Wouldn’t it be more of an admission if, say, I admitted that we ought to have embraced Andrew’s chosen strategy of leaving Iraq and allowing Sunni and Shia Iraqis to settle their dispute through force of arms? That, at least, is my understanding of Andrew’s realist stance on Iraq, an argument he often made before the surge strategy changed U.S. perceptions of the security situation in Iraq.

But of course I haven’t admitted that we ought to embrace that strategy because, based on my reading of the evidence, I think that would be a very bad idea. I don’t think advancing Andrew’s Luttwakian argument is evil, but I also don’t think that McCain’s endorsement of George W. Bush over John Kerry in 2004 was evil.

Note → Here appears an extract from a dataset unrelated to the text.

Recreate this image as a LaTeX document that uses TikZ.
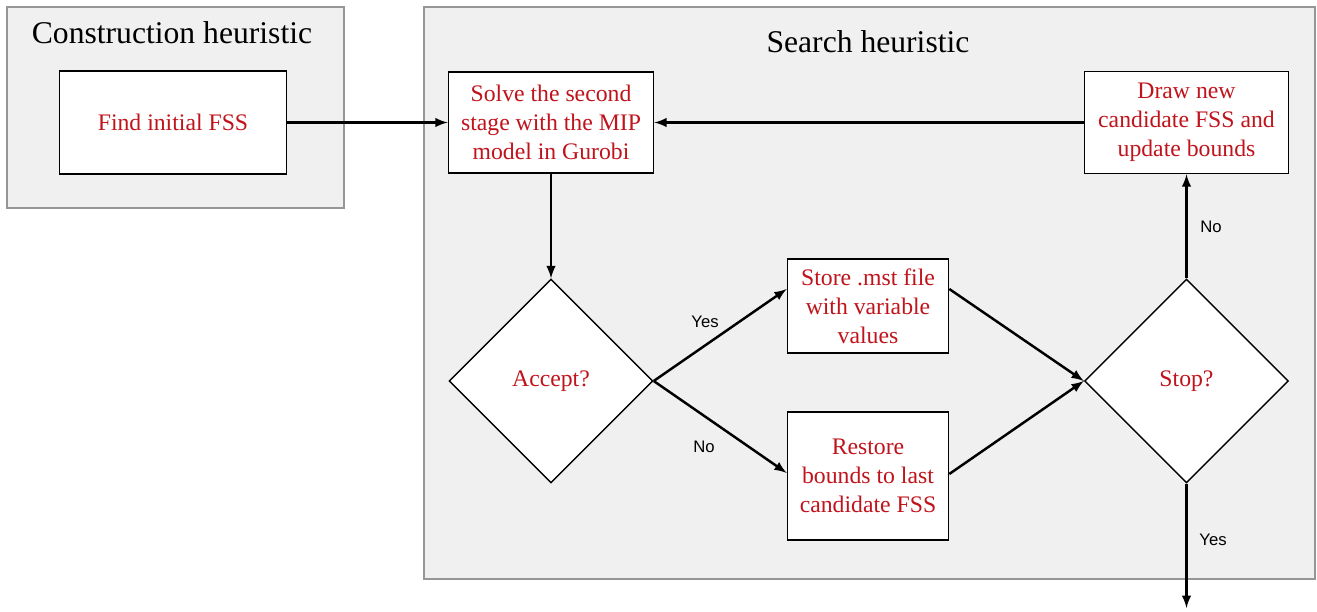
\documentclass[tikz,border=0pt]{standalone}
\usepackage{fontspec}
\setmainfont{Liberation Serif}
\newfontfamily\labelfont{Liberation Sans}
\usepackage{tikz}
\usetikzlibrary{positioning, shapes.geometric}
\definecolor{textred}{RGB}{192,20,28}
\definecolor{groupgray}{RGB}{240,240,240}
\definecolor{framegray}{RGB}{150,150,150}

\begin{document}
\begin{tikzpicture}[-latex, semithick,
group/.style={draw=framegray, fill=groupgray, line width=0.6pt},
title/.style={font=\fontsize{18}{22}\selectfont, text=black},
task/.style={rectangle, draw, fill=white, line width=0.9pt, align=center,
text=textred, font=\fontsize{13.5}{16.5}\selectfont, inner sep=0pt},
choice/.style={diamond, draw, fill=white, line width=0.8pt, aspect=1,
minimum width=4.08cm, minimum height=4.08cm, inner sep=0pt,
text=textred, font=\fontsize{13.5}{16.5}\selectfont},
answer/.style={font=\labelfont\fontsize{9.5}{11}\selectfont, text=black},
flow/.style={line width=1.4pt}]
  \useasboundingbox (0,0) rectangle (26.34,12.24);
  % groups
  \draw[group, -] (0.14,12.1) rectangle (6.88,8.08);
  \draw[group, -] (8.48,12.1) rectangle (26.3,0.66);
  \node[title] (t1) at (3.44,11.58) {Construction heuristic};
  \node[title] (t2) at (17.36,11.4) {Search heuristic};
  % boxes
  \node[task, minimum width=4.54cm, minimum height=2.06cm] (find) at (3.46,9.79) {Find initial FSS};
  \node[task, minimum width=4.1cm, minimum height=2.02cm] (solve) at (11.02,9.79)
    {Solve the second\\stage with the MIP\\model in Gurobi};
  \node[task, minimum width=4.08cm, minimum height=2.04cm] (draw) at (23.73,9.79)
    {Draw new\\candidate FSS and\\update bounds};
  \node[task, minimum width=3.22cm, minimum height=1.88cm] (store) at (17.36,6.12)
    {Store .mst file\\with variable\\values};
  \node[task, minimum width=3.22cm, minimum height=2.56cm] (restore) at (17.36,2.72)
    {Restore\\bounds to last\\candidate FSS};
  % decisions
  \node[choice] (accept) at (11.02,4.62) {Accept?};
  \node[choice] (stop) at (23.73,4.62) {Stop?};
  \coordinate (out) at (23.73,0.08);
  % labels
  \node[answer] (yes1) at (14.1,5.80) {Yes};
  \node[answer] (no1) at (14.08,3.30) {No};
  \node[answer] (no2) at (24.22,7.7) {No};
  \node[answer] (yes2) at (24.26,1.44) {Yes};

\foreach \from/\to in {find/solve.west, draw.west/solve.east, solve.south/accept.north,
    stop.north/draw.south, stop.south/out}
    \draw[flow] (\from) -- (\to);
\draw[flow] (accept.east) -- ([yshift=0.34cm]store.west);
\draw[flow] (accept.east) -- ([yshift=0.06cm]restore.west);
\draw[flow] ([yshift=0.34cm]store.east) -- (stop.west);
\draw[flow] ([yshift=0.04cm]restore.east) -- (stop.west);
\end{tikzpicture}
\end{document}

Is there, by the way, a coherent case that advocating that the United States absolve itself of responsibility for the charnel house that Iraq threatened to become during the darkest days of Iraq’s civil war was in fact an evil position to take? I certainly wouldn’t go that far. Plenty of serious people believed that a cold-eyed Bismarckian approach was the only appropriate response, and this view was rooted in an “ethical realism” — making this difficult decision was ultimately the most moral thing to do. My sense is that events have overtaken this argument, and my sense is also that this style of realist argument has a self-justifying quality. But I recognize that these are open, difficult questions, and I’ve been all over the map on Kosovo, Iraq, etc.